▶ [STATED PROBLEM]:
The listing below begins with the first line you should copy; stop after the line containing "W, H = 800, 489", and drop every picture.

▶ [DATASET EXTRACT]:
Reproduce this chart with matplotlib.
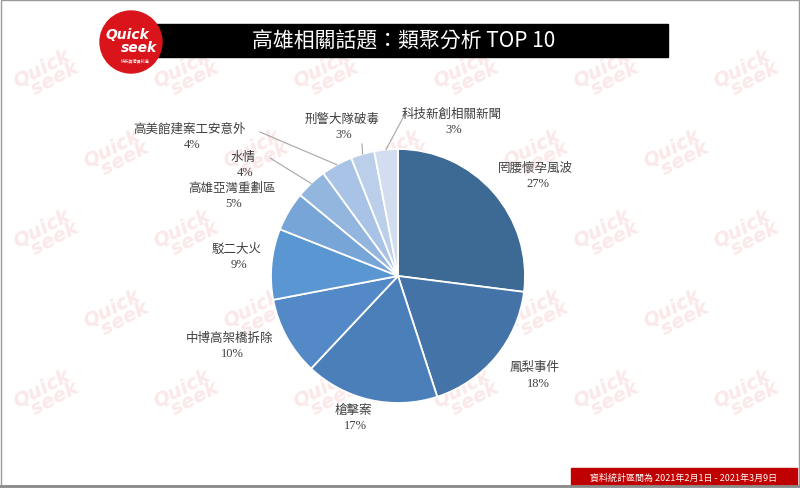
import matplotlib
matplotlib.use('Agg')
from matplotlib import pyplot as plt
from matplotlib.patches import Rectangle, Circle
import numpy as np

plt.rcParams['font.family'] = ['Noto Sans CJK TC', 'DejaVu Sans']

# data
topics = ['罔腰懷孕風波', '鳳梨事件', '槍擊案', '中博高架橋拆除', '駁二大火',
          '高雄亞灣重劃區', '水情', '高美館建案工安意外', '刑警大隊破毒', '科技新創相關新聞']
shares = [27, 18, 17, 10, 9, 5, 4, 4, 3, 3]
colors = ['#3d6a94', '#4473a8', '#4a7fb9', '#5289c6', '#5a96d2',
          '#77a5d8', '#93b6df', '#a8c3e5', '#bccfea', '#d2ddf0']

title = '高雄相關話題：類聚分析 TOP 10'
footer = '資料統計區間為 2021年2月1日 - 2021年3月9日'

W, H = 800, 489

def px(x, y):
    # pixel coords (y from top) -> axes coords
    return x, H - y

# label positions (name centre, pixel coords from top)
label_pos = [(535, 168), (535, 368), (353, 410), (230, 338), (237, 249),
             (232, 188), (243, 157), (190, 129), (342, 119), (452, 114)]
# leader lines start (only small slices)
leader_start = {6: (270, 159), 7: (260, 133), 8: (362, 145), 9: (405, 115)}

fig = plt.figure(figsize=(8, 4.89), dpi=100)
ax = fig.add_axes([0, 0, 1, 1])

# watermark
for row, yy in enumerate(range(75, H - 20, 80)):
    off = (row % 2) * 70
    for xx in range(45 + off, W - 30, 140):
        ax.text(xx, H - yy, 'Quick\n  seek', fontsize=14, fontweight='bold', style='italic',
                color='#fbe8e8', rotation=28, ha='center', va='center',
                linespacing=0.75, zorder=0, family='DejaVu Sans')

cx, cy = px(398, 277)
wedges, _ = ax.pie(shares, colors=colors, startangle=90, counterclock=False,
                   center=(cx, cy), radius=127, frame=True,
                   wedgeprops=dict(edgecolor='white', linewidth=1.3))
ax.set_xlim(0, W)
ax.set_ylim(0, H)
ax.axis('off')

for i, (name, val) in enumerate(zip(topics, shares)):
    lx, ly = px(*label_pos[i])
    ax.text(lx, ly, name, fontsize=9, color='#404040', ha='center', va='center', zorder=5)
    ax.text(lx + (3 if i < 2 else 2), ly - 16, f'{val}%', fontsize=9, color='#404040',
            ha='center', va='center', zorder=5, family='Liberation Serif')
    if i in leader_start:
        w = wedges[i]
        mid = np.deg2rad((w.theta1 + w.theta2) / 2)
        ex, ey = cx + 127 * np.cos(mid), cy + 127 * np.sin(mid)
        sx, sy = px(*leader_start[i])
        ax.plot([sx, ex], [sy, ey], color='#a6a6a6', lw=0.8, zorder=4)

# title bar
ax.add_patch(Rectangle(px(140, 58), 528, 33, color='black', zorder=6))
tx, ty = px(404, 41)
ax.text(tx, ty, title, fontsize=15, color='white',
        ha='center', va='center', zorder=7)

# logo
lx, ly = px(131, 43)
ax.add_patch(Circle((lx, ly), 31, color='#d9141b', zorder=8))
ax.text(lx - 4, ly + 8, 'Quick', fontsize=10, fontweight='bold', style='italic',
        color='white', ha='center', va='center', zorder=9, family='DejaVu Sans')
ax.text(lx + 8, ly - 5, 'seek', fontsize=10, fontweight='bold', style='italic',
        color='white', ha='center', va='center', zorder=9, family='DejaVu Sans')
ax.text(lx + 4, ly - 18, '快析輿情資料庫', fontsize=3, color='white',
        ha='center', va='center', zorder=9)

# footer
ax.add_patch(Rectangle(px(571, 486), 226, 17, color='#c00000', zorder=6))
fx, fy = px(684, 478)
ax.text(fx, fy, footer, fontsize=6.5, color='white', ha='center', va='center', zorder=7)

# frame
ax.add_patch(Rectangle((0.5, 2), W - 1.5, H - 2.5, fill=False, edgecolor='#9a9a9a', lw=1, zorder=10))
ax.plot([0, W], [2.5, 2.5], color='#8a8a8a', lw=2, zorder=10)

fig.savefig('out.png', dpi=100)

▶ [ANSWER FOR THE TASK]:
Reproduce this chart with matplotlib.
import matplotlib
matplotlib.use('Agg')
from matplotlib import pyplot as plt
from matplotlib.patches import Rectangle, Circle
import numpy as np

plt.rcParams['font.family'] = ['Noto Sans CJK TC', 'DejaVu Sans']

# data
topics = ['罔腰懷孕風波', '鳳梨事件', '槍擊案', '中博高架橋拆除', '駁二大火',
          '高雄亞灣重劃區', '水情', '高美館建案工安意外', '刑警大隊破毒', '科技新創相關新聞']
shares = [27, 18, 17, 10, 9, 5, 4, 4, 3, 3]
colors = ['#3d6a94', '#4473a8', '#4a7fb9', '#5289c6', '#5a96d2',
          '#77a5d8', '#93b6df', '#a8c3e5', '#bccfea', '#d2ddf0']

title = '高雄相關話題：類聚分析 TOP 10'
footer = '資料統計區間為 2021年2月1日 - 2021年3月9日'

W, H = 800, 489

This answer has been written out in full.